German State Media Refuse to Run Migrant Murder Story, Say It's 'Too Regional'

Chris Menahan
InformationLiberation
Dec. 05, 2016

A German state broadcaster refused to report on the murder of 19-year-old Maria Ladenburger by a 17-year-old Afghan migrant because her killing "was no different to other isolated murders."

From The Daily Express:
A MAJOR news programme has caused outrage for refusing to report on the arrest of a migrant over the murder of a German teenage girl because the story was "too regional" - despite making headlines around the world.

The decision by the TV executives behind Tagesschau, broadcast on mainstream channel ARD, which is funded by licence fee payers, has created anger across the nation.

Maria, the daughter of a high-ranking European Union official, was raped and drowned in the attack, which took place when she was on her way back from a party in October.
The 19-year-old medical student volunteered part-time with a migrant charity but it is unknown whether she knew her attacker.

A march took place yesterday after news broke the Afghan migrant had been arrested over the killing in the city of Freiburg.

Despite widespread anger Tagesschau declined to include the story on its news programme claiming it was no different to other isolated murders.
[...]The furious reaction forced Tagesscahu editor-in-chief Dr Kai Gniffke to release a statement defending the programme's decision.

He wrote: “Many people are currently intensely discussing the question whether the Tagesschau should have reported the arrest of the suspect in Freiburg. On social media and in some media outlets commentators are criticising our decision not to talk about the murder case.”
He added “every murder is terrible” but said “we rarely talk about specific crime cases…

“The Tagesschau reports on societal, national and international relevant events. A murder case is not part of this.”

Dr Gniffke added: “But since we evaluate the discussion value of one topic as being lower than the criterium of relevance for the Tagesschau, we decided against reporting the murder case during the show.”
This is the equivalent of a family saying they're not going to discuss the murder of their own daughter because other murders happen elsewhere in the world. The story is massive news because it was a foreigner killing one of our own. A foreigner shown nothing but kindness and taken in foolishly with open arms.

This insanity is straight out of a recently leaked "checklist" given to journalists in neighboring Austria detailing how to report, or misreport on migrant crime.

Diversity Macht Frei shared a translation of the Austrian Press Council's "code of practice":
The Press Council has put together a "checklist" to serve as a guide to the media when reporting on the topic of refugees. This is discussed "emotionally and controversially" in the population but also in the media. The list is intended to enable "self-reflection" but also to offer a "practical orientation aid", according to the self-monitoring body of the press.
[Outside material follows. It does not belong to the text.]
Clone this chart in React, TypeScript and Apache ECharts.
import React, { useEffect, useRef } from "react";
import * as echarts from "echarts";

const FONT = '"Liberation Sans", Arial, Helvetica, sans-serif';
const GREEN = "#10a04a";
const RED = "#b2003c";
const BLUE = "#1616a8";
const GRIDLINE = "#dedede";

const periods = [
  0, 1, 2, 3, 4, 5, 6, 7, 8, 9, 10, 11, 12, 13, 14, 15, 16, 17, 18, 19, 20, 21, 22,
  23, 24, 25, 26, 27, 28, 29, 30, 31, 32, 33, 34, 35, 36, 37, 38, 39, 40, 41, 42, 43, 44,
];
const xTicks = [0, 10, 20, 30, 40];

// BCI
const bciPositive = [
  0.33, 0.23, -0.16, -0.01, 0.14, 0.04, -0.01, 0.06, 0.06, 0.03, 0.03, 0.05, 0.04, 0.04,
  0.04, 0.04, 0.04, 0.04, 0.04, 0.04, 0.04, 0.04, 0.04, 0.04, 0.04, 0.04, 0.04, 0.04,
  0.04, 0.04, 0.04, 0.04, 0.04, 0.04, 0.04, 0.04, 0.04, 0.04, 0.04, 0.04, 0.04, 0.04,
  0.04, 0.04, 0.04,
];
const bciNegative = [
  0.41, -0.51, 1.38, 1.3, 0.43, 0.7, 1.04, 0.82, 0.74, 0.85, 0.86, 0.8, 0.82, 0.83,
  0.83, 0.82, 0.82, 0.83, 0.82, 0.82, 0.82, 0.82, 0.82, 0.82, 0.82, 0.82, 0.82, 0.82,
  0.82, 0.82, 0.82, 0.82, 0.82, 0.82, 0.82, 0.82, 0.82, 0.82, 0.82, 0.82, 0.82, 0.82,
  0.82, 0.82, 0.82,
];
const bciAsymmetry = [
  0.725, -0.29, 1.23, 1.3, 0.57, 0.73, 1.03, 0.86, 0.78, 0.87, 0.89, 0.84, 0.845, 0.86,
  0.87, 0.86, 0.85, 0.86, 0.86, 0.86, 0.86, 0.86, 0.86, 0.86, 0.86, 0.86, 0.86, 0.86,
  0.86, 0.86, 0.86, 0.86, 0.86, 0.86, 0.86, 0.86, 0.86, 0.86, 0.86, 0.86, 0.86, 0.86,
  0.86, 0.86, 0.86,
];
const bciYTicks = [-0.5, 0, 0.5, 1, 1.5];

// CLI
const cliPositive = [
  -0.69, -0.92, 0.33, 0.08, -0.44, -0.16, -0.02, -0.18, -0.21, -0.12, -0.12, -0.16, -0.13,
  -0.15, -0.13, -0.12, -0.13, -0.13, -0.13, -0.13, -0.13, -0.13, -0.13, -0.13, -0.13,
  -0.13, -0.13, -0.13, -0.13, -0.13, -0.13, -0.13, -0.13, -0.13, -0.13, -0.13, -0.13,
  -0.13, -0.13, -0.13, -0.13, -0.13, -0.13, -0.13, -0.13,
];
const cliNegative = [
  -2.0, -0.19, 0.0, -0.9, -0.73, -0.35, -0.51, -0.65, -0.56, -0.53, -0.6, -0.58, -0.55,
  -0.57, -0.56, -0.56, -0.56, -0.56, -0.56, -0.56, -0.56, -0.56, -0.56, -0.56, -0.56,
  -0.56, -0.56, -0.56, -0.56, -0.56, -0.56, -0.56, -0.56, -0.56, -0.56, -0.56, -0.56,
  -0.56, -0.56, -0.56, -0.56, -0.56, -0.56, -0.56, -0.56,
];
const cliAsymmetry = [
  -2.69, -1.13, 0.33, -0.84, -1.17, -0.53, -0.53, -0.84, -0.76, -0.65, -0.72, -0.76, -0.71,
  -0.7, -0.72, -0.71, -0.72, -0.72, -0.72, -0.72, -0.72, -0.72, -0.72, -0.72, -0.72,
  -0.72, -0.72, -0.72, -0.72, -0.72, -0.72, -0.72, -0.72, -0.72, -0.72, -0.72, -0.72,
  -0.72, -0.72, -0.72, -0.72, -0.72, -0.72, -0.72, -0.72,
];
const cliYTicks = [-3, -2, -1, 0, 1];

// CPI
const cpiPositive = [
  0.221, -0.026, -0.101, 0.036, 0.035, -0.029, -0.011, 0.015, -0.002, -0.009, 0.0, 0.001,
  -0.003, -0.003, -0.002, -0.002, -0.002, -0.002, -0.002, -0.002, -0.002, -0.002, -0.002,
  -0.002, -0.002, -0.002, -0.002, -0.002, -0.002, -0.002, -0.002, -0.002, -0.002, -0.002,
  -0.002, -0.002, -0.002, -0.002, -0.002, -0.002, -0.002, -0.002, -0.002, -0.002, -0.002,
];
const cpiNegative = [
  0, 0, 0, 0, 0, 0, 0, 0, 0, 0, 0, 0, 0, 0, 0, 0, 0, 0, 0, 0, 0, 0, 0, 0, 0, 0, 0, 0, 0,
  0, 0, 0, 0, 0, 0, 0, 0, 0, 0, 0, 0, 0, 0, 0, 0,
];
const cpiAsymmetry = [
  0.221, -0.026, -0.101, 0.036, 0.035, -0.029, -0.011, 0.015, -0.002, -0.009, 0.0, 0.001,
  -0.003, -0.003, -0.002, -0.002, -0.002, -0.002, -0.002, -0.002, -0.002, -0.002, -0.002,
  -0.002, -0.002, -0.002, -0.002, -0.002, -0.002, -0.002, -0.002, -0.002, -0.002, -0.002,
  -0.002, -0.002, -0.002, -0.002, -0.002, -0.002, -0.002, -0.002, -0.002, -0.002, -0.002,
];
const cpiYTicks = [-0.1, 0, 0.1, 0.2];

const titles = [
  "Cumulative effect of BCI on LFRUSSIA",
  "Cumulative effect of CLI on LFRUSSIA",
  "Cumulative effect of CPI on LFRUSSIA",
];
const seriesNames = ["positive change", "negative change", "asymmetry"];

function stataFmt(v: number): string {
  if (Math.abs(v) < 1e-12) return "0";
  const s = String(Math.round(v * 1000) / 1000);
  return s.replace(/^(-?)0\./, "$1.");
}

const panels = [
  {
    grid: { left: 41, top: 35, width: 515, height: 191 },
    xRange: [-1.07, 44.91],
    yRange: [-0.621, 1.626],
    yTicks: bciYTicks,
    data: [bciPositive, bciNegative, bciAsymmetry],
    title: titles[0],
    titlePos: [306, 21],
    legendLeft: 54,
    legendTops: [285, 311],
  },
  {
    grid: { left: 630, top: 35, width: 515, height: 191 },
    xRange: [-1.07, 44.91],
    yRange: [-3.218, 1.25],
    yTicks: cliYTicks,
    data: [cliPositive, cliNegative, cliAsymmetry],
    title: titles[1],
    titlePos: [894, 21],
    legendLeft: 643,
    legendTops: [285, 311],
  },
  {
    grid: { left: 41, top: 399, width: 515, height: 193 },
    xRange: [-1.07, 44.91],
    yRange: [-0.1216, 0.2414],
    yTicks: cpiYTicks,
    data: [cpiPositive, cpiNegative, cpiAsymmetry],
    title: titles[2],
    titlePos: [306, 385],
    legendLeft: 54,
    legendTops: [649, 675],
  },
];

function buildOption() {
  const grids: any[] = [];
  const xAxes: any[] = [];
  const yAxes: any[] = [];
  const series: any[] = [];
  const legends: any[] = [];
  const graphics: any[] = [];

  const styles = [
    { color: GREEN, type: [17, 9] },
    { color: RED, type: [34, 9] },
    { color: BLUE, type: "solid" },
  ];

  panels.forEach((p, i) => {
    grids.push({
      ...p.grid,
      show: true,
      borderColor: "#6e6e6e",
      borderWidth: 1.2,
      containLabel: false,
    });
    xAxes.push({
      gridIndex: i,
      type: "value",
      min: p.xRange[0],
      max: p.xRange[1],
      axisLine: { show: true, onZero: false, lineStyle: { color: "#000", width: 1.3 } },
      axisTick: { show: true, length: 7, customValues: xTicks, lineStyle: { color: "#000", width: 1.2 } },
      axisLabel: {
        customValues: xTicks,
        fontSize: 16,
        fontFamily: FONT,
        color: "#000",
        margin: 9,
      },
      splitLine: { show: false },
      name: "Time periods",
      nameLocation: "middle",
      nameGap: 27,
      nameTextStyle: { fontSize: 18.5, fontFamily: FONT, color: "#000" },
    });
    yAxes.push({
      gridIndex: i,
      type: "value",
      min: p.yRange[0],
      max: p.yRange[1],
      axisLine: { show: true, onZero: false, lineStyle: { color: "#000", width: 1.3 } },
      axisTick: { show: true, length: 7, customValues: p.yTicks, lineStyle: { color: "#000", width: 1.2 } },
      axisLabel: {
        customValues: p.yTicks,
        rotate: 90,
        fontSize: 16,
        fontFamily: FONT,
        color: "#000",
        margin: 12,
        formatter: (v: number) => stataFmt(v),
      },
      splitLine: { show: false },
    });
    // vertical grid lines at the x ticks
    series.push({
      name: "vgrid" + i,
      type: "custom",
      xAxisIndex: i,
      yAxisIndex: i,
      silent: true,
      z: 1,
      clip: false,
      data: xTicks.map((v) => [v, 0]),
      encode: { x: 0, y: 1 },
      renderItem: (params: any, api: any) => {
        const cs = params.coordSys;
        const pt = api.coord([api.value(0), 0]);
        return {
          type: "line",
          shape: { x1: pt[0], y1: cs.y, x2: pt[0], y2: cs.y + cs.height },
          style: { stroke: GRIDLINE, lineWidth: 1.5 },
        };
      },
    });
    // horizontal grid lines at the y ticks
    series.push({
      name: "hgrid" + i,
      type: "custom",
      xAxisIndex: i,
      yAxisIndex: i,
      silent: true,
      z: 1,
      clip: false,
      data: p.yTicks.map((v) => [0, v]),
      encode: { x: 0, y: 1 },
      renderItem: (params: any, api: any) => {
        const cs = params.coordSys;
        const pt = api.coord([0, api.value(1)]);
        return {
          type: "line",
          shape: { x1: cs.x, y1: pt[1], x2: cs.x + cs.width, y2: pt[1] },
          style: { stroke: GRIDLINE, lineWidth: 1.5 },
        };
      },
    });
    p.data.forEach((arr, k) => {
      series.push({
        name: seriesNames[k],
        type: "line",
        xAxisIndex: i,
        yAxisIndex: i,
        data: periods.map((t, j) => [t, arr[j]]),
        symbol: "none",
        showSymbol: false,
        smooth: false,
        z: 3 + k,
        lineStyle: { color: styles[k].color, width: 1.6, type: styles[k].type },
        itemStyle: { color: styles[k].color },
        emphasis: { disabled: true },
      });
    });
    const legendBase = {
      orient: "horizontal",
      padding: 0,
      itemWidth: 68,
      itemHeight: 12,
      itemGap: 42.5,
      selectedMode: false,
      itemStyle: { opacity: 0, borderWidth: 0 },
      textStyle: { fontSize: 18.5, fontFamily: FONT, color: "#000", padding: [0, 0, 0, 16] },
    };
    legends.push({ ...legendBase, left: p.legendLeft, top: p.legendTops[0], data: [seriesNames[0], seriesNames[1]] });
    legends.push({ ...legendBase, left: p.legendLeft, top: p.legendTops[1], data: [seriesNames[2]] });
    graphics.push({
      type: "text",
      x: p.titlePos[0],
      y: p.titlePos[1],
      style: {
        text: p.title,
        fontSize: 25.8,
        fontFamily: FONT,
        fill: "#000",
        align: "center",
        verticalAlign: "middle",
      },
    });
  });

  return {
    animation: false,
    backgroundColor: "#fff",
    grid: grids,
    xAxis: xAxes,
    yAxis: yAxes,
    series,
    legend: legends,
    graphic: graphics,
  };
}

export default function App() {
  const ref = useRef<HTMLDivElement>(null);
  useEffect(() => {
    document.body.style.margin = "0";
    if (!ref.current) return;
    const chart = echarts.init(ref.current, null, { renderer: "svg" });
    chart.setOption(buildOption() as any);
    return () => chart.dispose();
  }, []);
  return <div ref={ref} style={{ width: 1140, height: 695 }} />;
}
The basis for this was formed by consultations of three senates of the press council on "how to report responsibly about refugees and asylum seekers". The basis for the decisions of the press council, which has been occupied for months with this topic, continues to be the Code of Professional Conduct for the Austrian press.

The press council's checklist ("Responsible journalism when reporting about refugees") reads:

Would I also report about wrongful behaviour if had not been committed by a foreigners/asylum seeker/migrant?
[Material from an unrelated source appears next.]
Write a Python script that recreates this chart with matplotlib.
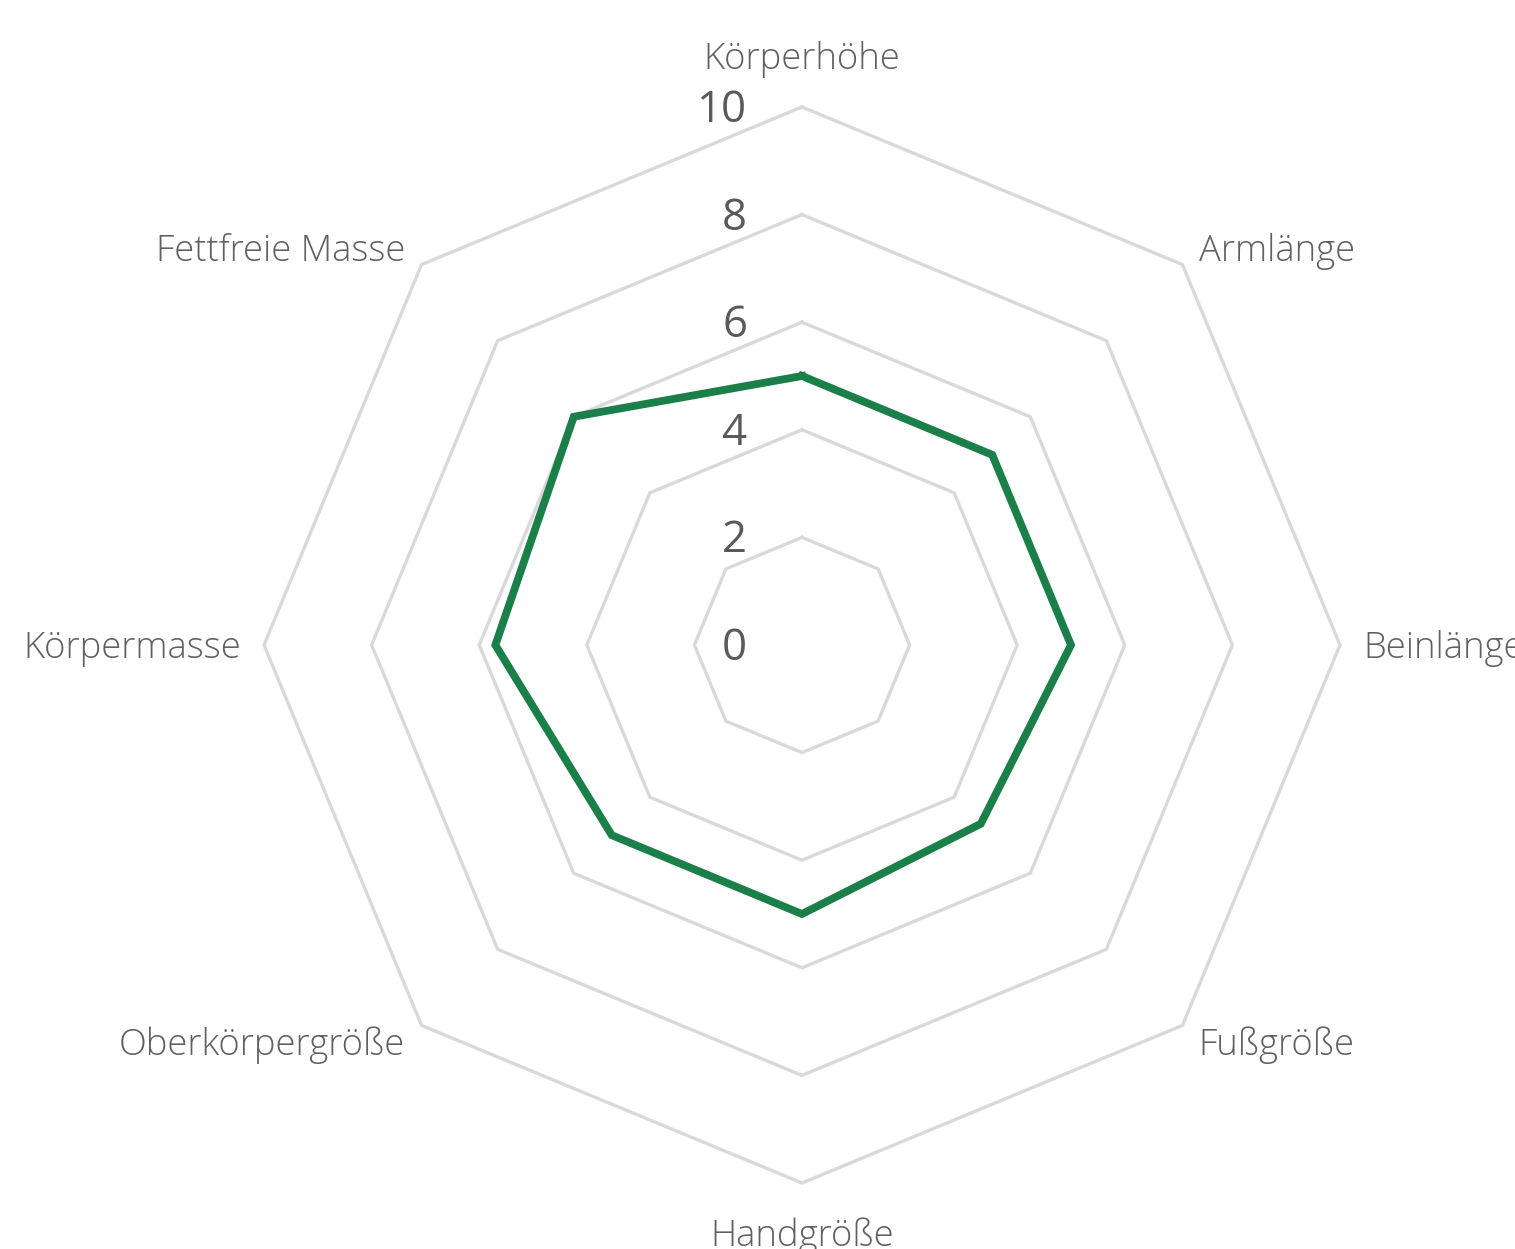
import numpy as np
import matplotlib
matplotlib.use("Agg")
import matplotlib.pyplot as plt

categories = ["Körperhöhe", "Armlänge", "Beinlänge", "Fußgröße",
              "Handgröße", "Oberkörpergröße", "Körpermasse", "Fettfreie Masse"]
values = [5.0, 5.0, 5.0, 4.7, 5.0, 5.0, 5.7, 6.0]
ring_values = [2, 4, 6, 8, 10]
tick_labels = ["0", "2", "4", "6", "8", "10"]
tick_positions = [0, 2, 4, 6, 8, 10]

W, H, DPI = 1515, 1249, 100
cx_px, cy_px = 802, 645
unit_px = 53.8

fig = plt.figure(figsize=(W / DPI, H / DPI), dpi=DPI)
ax = fig.add_axes([0, 0, 1, 1])
ax.set_xlim(-cx_px / unit_px, (W - cx_px) / unit_px)
ax.set_ylim(-(H - cy_px) / unit_px, cy_px / unit_px)
ax.axis("off")

n = len(categories)
angles = np.arange(n) * 2 * np.pi / n  # clockwise from top


def to_xy(r, a):
    return r * np.sin(a), r * np.cos(a)


grid_color = "#d9d9d9"
for rv in ring_values:
    xs, ys = to_xy(np.full(n + 1, rv), np.append(angles, angles[0]))
    ax.plot(xs, ys, color=grid_color, lw=2.4, solid_joinstyle="round", zorder=1)

vals = np.array(values + values[:1])
xs, ys = to_xy(vals, np.append(angles, angles[0]))
ax.plot(xs, ys, color="#1a7f48", lw=5.6, solid_joinstyle="miter", zorder=3)

font = "Open Sans"
dy = -0.07  # small vertical nudge for text centring
for t, lab in zip(tick_positions, tick_labels):
    ax.text(-1.02, t + dy, lab, ha="right", va="center", fontsize=31.5,
            color="#5a5a5a", family=font, zorder=4)

for cat, a in zip(categories, angles):
    s, c = np.sin(a), np.cos(a)
    if abs(s) < 1e-6:
        r = 10.95 if c > 0 else 10.92
        ha = "center"
    else:
        r = 10.43
        ha = "left" if s > 0 else "right"
    x, y = to_xy(r, a)
    ax.text(x, y + dy, cat, ha=ha, va="center", fontsize=26.2, color="#606060",
            family=font, fontweight="light")

fig.savefig("out.png", dpi=DPI, facecolor="white")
Have I adequately researched my topic, do my sources go beyond mere (internet) rumours?

Have I presented the facts that are required for a comprehensive and balanced reporting of my topic?
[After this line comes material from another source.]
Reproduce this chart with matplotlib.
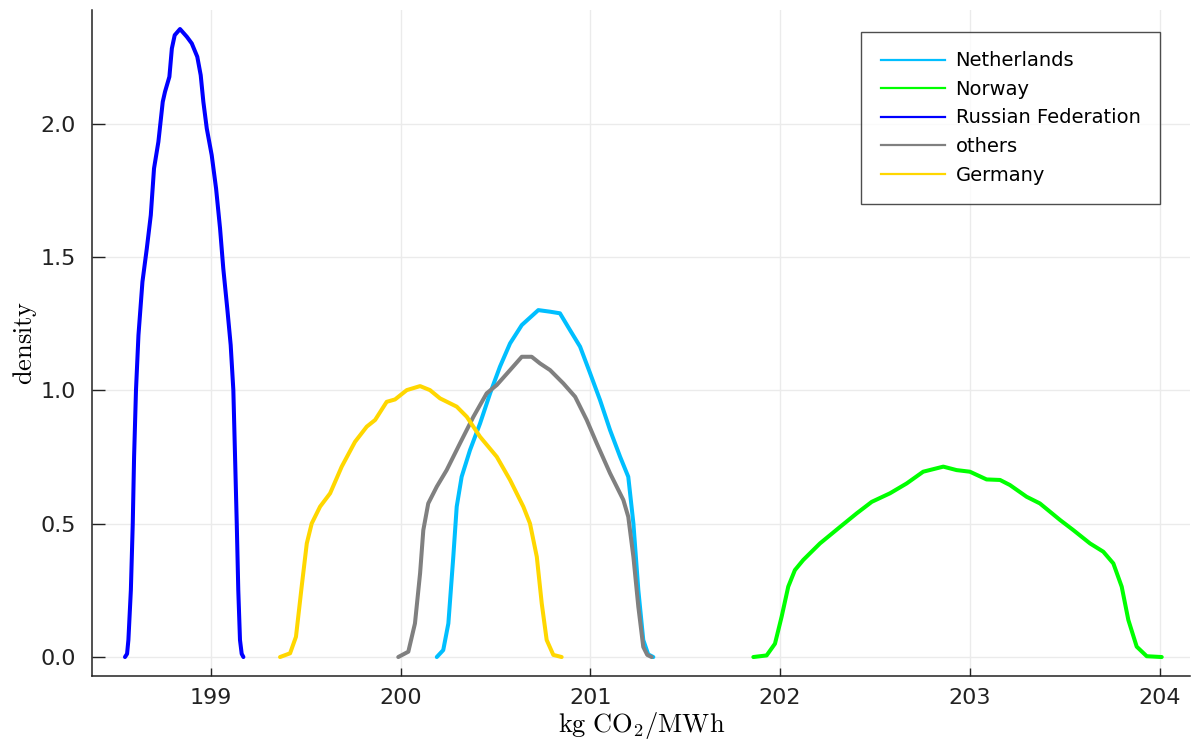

Have I checked whether my reporting/my choice of words/my selection of photos could strengthen prejudices?
A headline which is absolutely haram.
Have I checked whether information that could stir up prejudices could be left out, without changing the meaning and truth content of the story or impairing the understanding of the readers?

Have I checked whether specific information thwarts other intentions (e.g. not mentioning a person's origin, but mentioning a name that sounds foreign)?

Note: merely mentioning the origin of a (suspected) criminal foreigner/asylum seeker/migrant is not an ethical infringement according to the current practice of the press council senate. However, in specific cases, journalists should weigh up whether mentioning origin is required for the reader's understanding.

Have I considered whether someone could be hurt or insulted by my reporting/my choice of words/my photo selection?

Am I clear about the intentions my information provider/research sources are pursuing?

Can I open an internet forum on the topic without having to fear that the discussion gets out of hand?

Am I sure that I don't have any non-journalistic motives for wanting to take up this topic?
Rather than report the news, you must act as an advocate on behalf of criminal foreigners and hide the reality of the crimes they commit so as not to "stir up prejudices."

The fact of the matter is these migrants commit crime at hugely disproportionate rates when compared to Europeans. As Norwegian police chief Thomas Utne Pettersen said earlier this year, "People's xenophobia in relation to this group is highly rational and justified."